Cela dépend du poids relatif des disciplines dans les différents pays. Au niveau européen, la physique prédomine. A Grenoble, c’est surtout la microélectronique. Aux Pays-Bas, c’est la chimie, aux Etats-Unis les sciences du vivant, en Asie les matériaux.
Lorsque l’on étudie les revues scientifiques sur les nanotechnologies, on se rend compte qu’il existe généralement une discipline dominante, généralement en physique ou en chimie. Aucune revue ne propose un équilibre entre les disciplines. Il y a eu un grand discours sur la convergence des disciplines mais, dans la pratique, cette convergence s’avère moins évidente. Aujourd’hui, on a plutôt tendance à redécouper par disciplines. Le nombre moyen de cosignataires d’articles tend à baisser. On observe moins de mélanges d’une discipline à l’autre qu’en 2001 – 2004. Mais un retournement de situation peut très bien arriver en trois ou quatre ans.
La plus proche de ce qui se passe aujourd’hui est la vision incrémentale, c’est-à-dire l’intégration d’innovations dans l’existant. Les ruptures radicales s’avèrent le plus souvent des échecs. On constate parfois des phénomènes d’accélération des nouveautés qui font basculer collectivement les choses. Ce sera peut-être le cas, mais pas pour l’instant. Toutes les grandes industries multinationales, quel que soit le secteur, font aujourd’hui de la recherche dans les nanotechnologies.

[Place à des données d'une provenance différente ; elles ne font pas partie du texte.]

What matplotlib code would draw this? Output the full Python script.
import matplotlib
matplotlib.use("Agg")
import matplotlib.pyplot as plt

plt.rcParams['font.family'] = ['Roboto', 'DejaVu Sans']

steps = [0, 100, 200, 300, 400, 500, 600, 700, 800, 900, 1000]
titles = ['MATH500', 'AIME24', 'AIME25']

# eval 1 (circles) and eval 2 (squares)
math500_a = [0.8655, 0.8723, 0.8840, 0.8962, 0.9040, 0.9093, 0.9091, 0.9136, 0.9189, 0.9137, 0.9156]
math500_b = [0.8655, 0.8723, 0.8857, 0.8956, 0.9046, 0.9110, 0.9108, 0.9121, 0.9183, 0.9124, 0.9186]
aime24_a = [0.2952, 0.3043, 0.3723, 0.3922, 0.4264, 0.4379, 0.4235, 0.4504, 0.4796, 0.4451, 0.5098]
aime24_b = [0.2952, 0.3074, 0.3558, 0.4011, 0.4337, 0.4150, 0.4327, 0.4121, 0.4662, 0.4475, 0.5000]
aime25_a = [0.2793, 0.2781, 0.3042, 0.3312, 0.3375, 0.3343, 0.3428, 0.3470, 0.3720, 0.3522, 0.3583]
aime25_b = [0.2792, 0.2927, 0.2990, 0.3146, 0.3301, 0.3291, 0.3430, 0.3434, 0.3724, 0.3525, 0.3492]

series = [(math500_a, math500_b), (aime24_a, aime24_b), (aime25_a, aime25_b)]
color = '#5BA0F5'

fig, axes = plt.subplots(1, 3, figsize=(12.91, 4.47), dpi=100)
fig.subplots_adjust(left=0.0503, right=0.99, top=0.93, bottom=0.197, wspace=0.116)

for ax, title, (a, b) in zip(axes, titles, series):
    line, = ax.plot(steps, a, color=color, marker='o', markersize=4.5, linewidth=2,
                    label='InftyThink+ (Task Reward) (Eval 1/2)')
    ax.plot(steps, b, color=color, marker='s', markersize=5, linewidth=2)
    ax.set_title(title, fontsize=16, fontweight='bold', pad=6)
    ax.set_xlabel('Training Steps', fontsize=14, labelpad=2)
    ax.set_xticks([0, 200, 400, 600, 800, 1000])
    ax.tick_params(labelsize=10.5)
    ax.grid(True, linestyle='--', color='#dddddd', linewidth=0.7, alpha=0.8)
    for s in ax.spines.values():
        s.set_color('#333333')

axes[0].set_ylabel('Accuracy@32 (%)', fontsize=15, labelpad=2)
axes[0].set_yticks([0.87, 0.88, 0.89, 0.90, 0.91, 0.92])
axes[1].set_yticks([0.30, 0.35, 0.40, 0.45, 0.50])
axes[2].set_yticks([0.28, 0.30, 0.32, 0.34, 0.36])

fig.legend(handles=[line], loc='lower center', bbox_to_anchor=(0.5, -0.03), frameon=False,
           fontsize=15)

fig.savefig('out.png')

D’après ce que j’observe, le grand défi actuel concerne l’intégration de plusieurs fonctions sur le matériau et au niveau le plus élémentaire. Pour prendre une comparaison, les ailettes autour du moteur d’une voiture servent à la fois à structurer le cylindre et à refroidir, et c’est le même élément qui remplit les deux fonctions.
Un débat a émergé en 2003, cela s’est calmé depuis un ou deux ans. On a mélangé toutes les technologies dans une grande confusion. On devrait aller vers des débats plus spécifiques et spécialisés en fonction de tel ou tel développement.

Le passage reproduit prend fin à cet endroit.